Positively skewed (right-skewed)
- Most data is small and clumped on the left side of the graph.
- A few really big values stretch the graph to the right.
- The mean (average) is pulled up by the big numbers.
- The median (middle value) stays closer to the center of the data.
👉 Result:
Mean > Median
📌 Why?
Because the mean adds everything up and divides, those few very large values make the total bigger, so the average increases.
Example:
Imagine these numbers: 2, 3, 4, 5, 30
Mean = (2+3+4+5+30)/5 = 8.8
Median = 4
→ Mean is higher than median.
Negatively skewed (left-skewed)
- Most data is large and clumped on the right side of the graph.
- A few really small values stretch the graph to the left.
- The mean gets pulled down by the small numbers.
- The median stays closer to the middle of the data.
👉 Result:
Mean < Median
📌 Why?
Because the mean is dragged down by those very small numbers, even if most values are higher.
Example:
Numbers: 1, 20, 21, 22, 23
Mean = (1+20+21+22+23)/5 = 17.4
Median = 21
→ Mean is lower than median.
Guidelines for choosing a measure of the average
- Modes are not used very often, though they can be useful in certain circumstances. Avoid them ingeneral or use them along with other measures!
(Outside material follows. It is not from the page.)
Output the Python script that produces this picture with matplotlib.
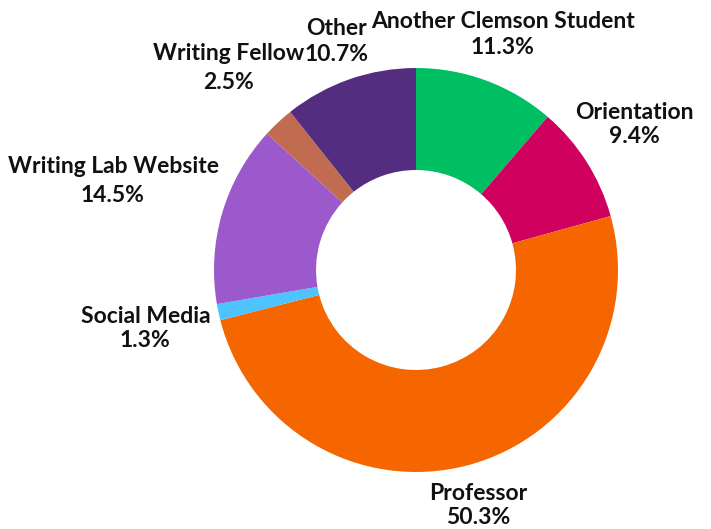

- The median is more intelligible to the general public because it is the ‘middle’ observation.
- The mean uses all the data, but the median does not. Therefore the mean is‘ influenced’ more by unusual or extreme data. If the data are particularly subject to error, use the median.
- The mean is more useful when the distribution is symmetrical or normal. The median is more useful when the distribution is positively or negatively skewed, because outliers do not affect the median.
- The mean is best for minimising sampling variability. If we take repeated samples from a population, each sample will give us a slightly different mean and median. However, the means will vary less than the medians. (For example, if we took 10 different samples of 20 students and calculated the average weight for each of the 10 groups, the mean weights would differ less between the 10 groups than the median weights.)
other distributions of data
- deciles (which divide a distribution into ten equal parts)
- quintiles (which divide a distribution into five equal parts)
- quartiles (which divide a distribution into four equal parts)
Percentiles
Percentiles tell you how a value compares to the rest of the data by showing the percentage of values that fall below it. If you’re in the 90th percentile on a test, that means 90% of the class scored lower than you — and only 10% scored higher.
Suppose we had a set of exam marks and we knew that the 30th percentile was a mark of 52. This means that 30% of people who sat the exam got a mark of 52 or lower.
Range
The difference between the highest and lowest values in a dataset, used to measure the spread of data.
Inter-Quartile Range (IQR)
The difference between the upper quartile (Q3) and lower quartile (Q1) in a dataset, representing the range of the middle 50% of the data.
To work it out we would position the variables in order from highest to lowest and concentrate on the middle 50 per cent of the distribution. So the inter-quartile range is the range of the middle half of the observations, the difference between the lower quartile and the upper quartile.